Discovery of transient topological crystalline order in optically driven SnSe

TL;DR

This paper reports the transient induction of topological crystalline order in SnSe using ultrafast optical excitation, revealing Dirac-like surface states and symmetry changes that enable topological phases in a conventional semiconductor.

Contribution

It demonstrates the first observation of light-induced topological crystalline order in a semiconductor via femtosecond excitation and spectroscopy.

Findings

Transient Dirac-like surface states observed within the band gap.

Femtosecond excitation increases lattice symmetry, enabling topological order.
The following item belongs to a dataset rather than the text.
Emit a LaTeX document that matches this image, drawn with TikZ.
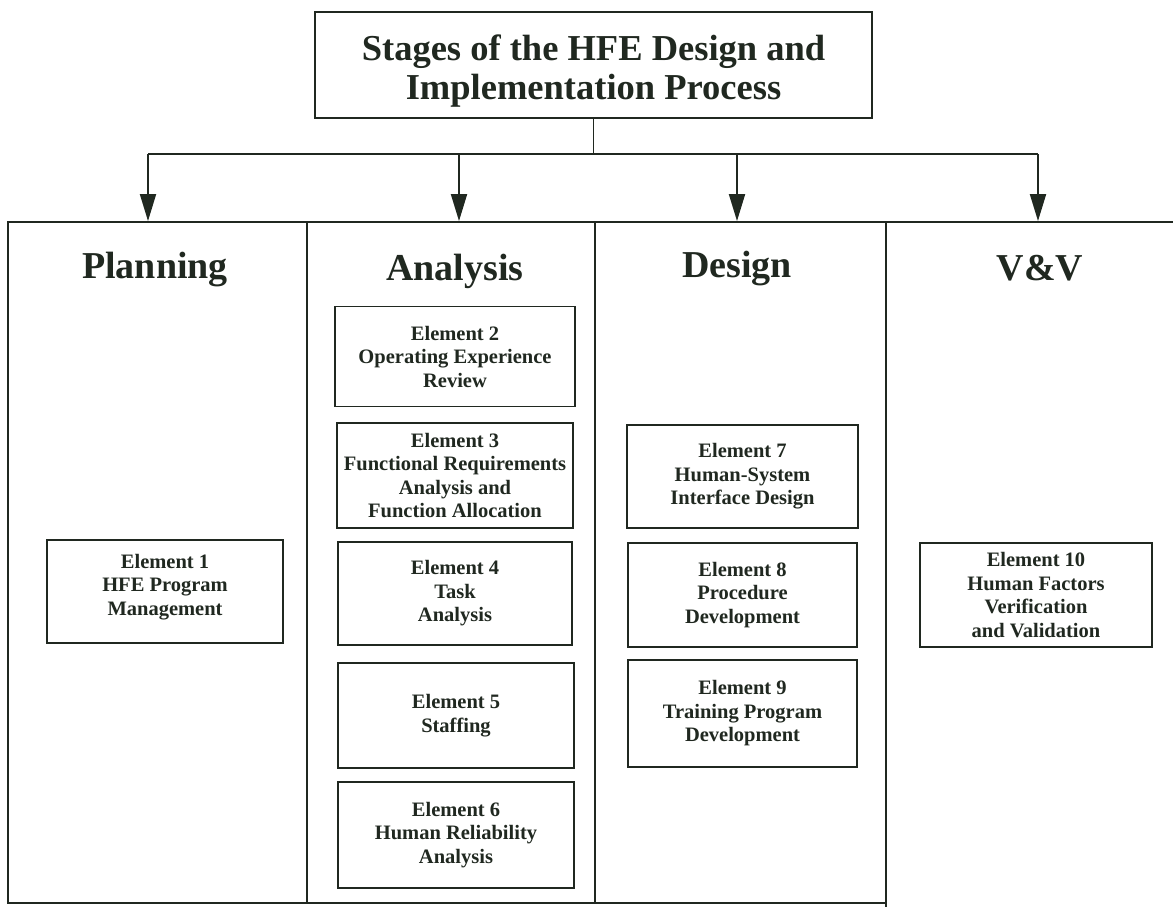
\documentclass[tikz,border=0pt]{standalone}
\usepackage{fontspec}
\setmainfont{Liberation Serif}
\usetikzlibrary{arrows.meta}
\definecolor{ink}{RGB}{32,40,32}
\tikzset{
  line/.style={draw=ink, line width=1.9pt},
  ebox/.style={line, rectangle, inner sep=0pt, text=ink, align=center,
    font=\bfseries\fontsize{20.5}{23.5}\selectfont},
  col/.style={line, rectangle, inner sep=0pt},
  head/.style={text=ink, anchor=base, inner sep=0pt, font=\bfseries\fontsize{38}{44}\selectfont},
  arr/.style={line, -{Triangle[length=27pt,width=16pt]}},
}
\begin{document}
\begin{tikzpicture}[x=1pt,y=-1pt]
\useasboundingbox (0,0) rectangle (1173,906);
\fill[white] (0,0) rectangle (1173,906);
% title
\node[line, rectangle, inner sep=0pt, minimum width=557pt, minimum height=106pt, text=ink, align=center,
  font=\bfseries\fontsize{36.5}{39}\selectfont] (title) at (593.5,65) {\rule{0pt}{38pt}Stages of the HFE Design and\\Implementation Process};
% columns
\node[col, minimum width=299pt, minimum height=681pt] (c1) at (157.5,562.5) {};
\node[col, minimum width=288pt, minimum height=681pt] (c2) at (451,562.5) {};
\node[col, minimum width=291pt, minimum height=681pt] (c3) at (740.5,562.5) {};
\node[col, minimum width=320pt, minimum height=700pt] (c4) at (1046,572) {};
% headers
\node[head] (h1) at (155,278) {Planning};
\node[head] (h2) at (455,280) {Analysis};
\node[head] (h3) at (737,277) {Design};
\node[head] (h4) at (1040,280) {V\&V};
% connectors
\coordinate (j) at (595,154);
\coordinate (b1) at (148,154);
\coordinate (b2) at (459,154);
\coordinate (b3) at (737,154);
\coordinate (b4) at (1038,154);
\draw[line] (title.south) -- (title.south |- j);
\draw[line] (b1) -- (b4);
\draw[arr] (b1) -- (b1 |- c1.north);
\draw[arr] (b2) -- (b2 |- c2.north);
\draw[arr] (b3) -- (b3 |- c3.north);
\draw[arr] (b4) -- (b4 |- c1.north);
% elements
\node[ebox, minimum width=236pt, minimum height=103pt] (e1) at (165,591.5) {Element 1\\HFE Program\\Management\rule[-14pt]{0pt}{14pt}};
\node[ebox, minimum width=240pt, minimum height=100pt] (e2) at (455,356.5) {Element 2\\Operating Experience\\Review};
\node[ebox, minimum width=236pt, minimum height=105pt] (e3) at (455,475.5) {Element 3\\Functional Requirements\\Analysis and\\Function Allocation};
\node[ebox, minimum width=234pt, minimum height=103pt] (e4) at (455,593.5) {Element 4\\Task\\Analysis};
\node[ebox, minimum width=236pt, minimum height=105pt] (e5) at (456,715.5) {Element 5\\Staffing};
\node[ebox, minimum width=236pt, minimum height=106pt] (e6) at (456,835) {Element 6\\Human Reliability\\Analysis};
\node[ebox, minimum width=231pt, minimum height=103pt] (e7) at (742.5,476.5) {Element 7\\Human-System\\Interface Design};
\node[ebox, minimum width=229pt, minimum height=104pt] (e8) at (742.5,595) {Element 8\\Procedure\\Development};
\node[ebox, minimum width=229pt, minimum height=107pt] (e9) at (742.5,713.5) {Element 9\\Training Program\\Development};
\node[ebox, minimum width=232pt, minimum height=104pt] (e10) at (1036,595) {Element 10\\Human Factors\\Verification\\and Validation};
\end{tikzpicture}
\end{document}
Spectral features are consistent with mirror-symmetry-protected topological surface states.

Abstract

Ultrafast optical excitation provides a powerful route for accessing emergent quantum phases far from equilibrium, enabling transient light-induced phenomena such as magnetism, ferroelectricity, and superconductivity. However, extending this approach to induce topological phases, especially in conventional semiconductors, remains challenging. Here, we report the observation of a thermally inaccessible, transient topological crystalline order in the layered semiconductor SnSe, a trivial insulator with a sizable (~ 0.8 eV) band gap, induced by femtosecond above-gap excitation. Time- and angle-resolved photoemission spectroscopy directly reveals the sub-picosecond emergence of Dirac-like linear dispersions within the band gap. Their features, including a high Fermi velocity (~ 2.5x10^5 m/s), multiple Dirac points away from high-symmetry momenta, and independence from probe photon energy, are consistent with mirror-symmetry-protected surface states of a topological crystalline insulator. The observed spectral dynamics, combined with density functional theory calculations, indicate that the femtosecond excitation transiently increases lattice symmetry, enabling topological crystalline order to emerge. Our discovery opens new avenues for ultrafast optical control of topological quantum phases in semiconductors, with potential applications in quantum and spintronic devices.